Describe the algorithm that converts Whisper transcription segments into screenplay-style dialog with speaker attribution, including configuration hooks and formatting guarantees.

Problem Statement

When Whisper is used to fill missing transcripts, some users prefer dialog-formatted output with alternating speaker labels.

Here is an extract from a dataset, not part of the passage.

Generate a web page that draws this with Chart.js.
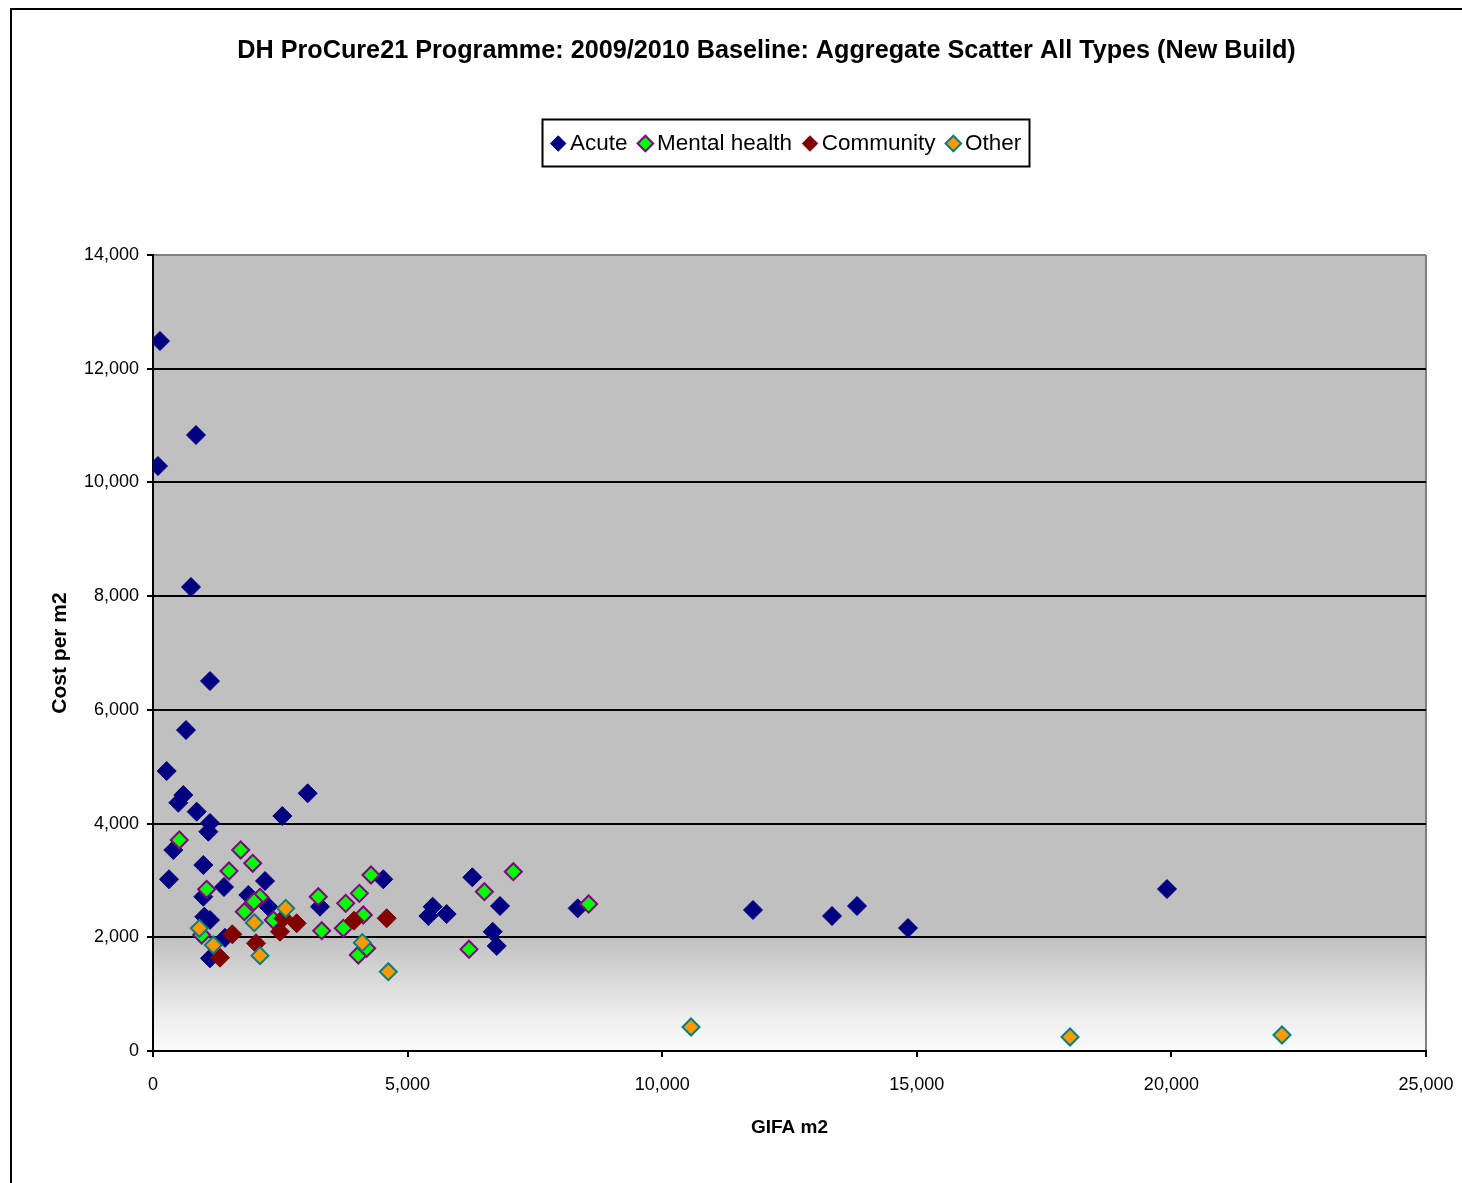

We must provide deterministic formatting driven by user-configurable speaker settings and silence gaps.

Constraints & Assumptions

  • Whisper segment data includes start, end, and text fields; we operate on the sorted list of segments.
  • Users may supply explicit speaker names or fall back to enumerated labels (SPEAKER 1, etc.).
  • Formatting should remain optional and degrade gracefully if segments are missing metadata.

Design & Implementation

  1. Segment normalization
  2. Sort segments by start time, defaulting missing values to 0.0.
  3. Skip empty or whitespace-only segments.
  4. Speaker alternation
  5. Maintain current_speaker_idx, advancing when the gap between segment end and next start exceeds cfg.screenplay_gap_s.
  6. Wrap speaker index modulo max(config.MIN_NUM_SPEAKERS, cfg.screenplay_num_speakers).
  7. Line aggregation
  8. Consecutive segments assigned to same speaker are concatenated with spaces.
  9. Preserve order in a list of (speaker_idx, text) tuples.
  10. Label resolution
  11. Map indices to user-provided cfg.screenplay_speaker_names when available; fallback to SPEAKER <n>.
  12. Output
  13. Join lines with newline separators and append trailing newline for POSIX-friendly files.
  14. When formatting fails (invalid input), fall back to plain Whisper text to avoid data loss.

Key Decisions

  • Gap-based alternation rather than lexical cues keeps implementation simple and deterministic.
  • Speaker count minimum ensures at least two speakers when screenplay mode is enabled, aligning with CLI validation.
  • Graceful fallback prioritizes delivering usable transcripts even when formatting inputs are malformed.

Alternatives Considered

  • Speaker diarization: Not implemented due to complexity and external dependencies.
  • Timestamps in output: Deferred; could be added as optional metadata in future iterations.

Testing Strategy

  • Unit tests feed synthetic segment lists to validate gap handling, speaker rotation, and aggregation.
  • Integration tests toggle screenplay flags to confirm CLI wiring and fallback behavior.

Rollout & Monitoring

  • Logging warns when formatting fails and plain text is used instead.
  • Future enhancements (e.g., custom templates) can extend this RFC while maintaining backward compatibility.

References

  • Source: podcast_scraper/whisper_integration.py (format_screenplay_from_segments)
  • CLI configuration: docs/rfc/RFC-007-cli-interface.md
  • Configuration schema: docs/rfc/RFC-008-config-model.md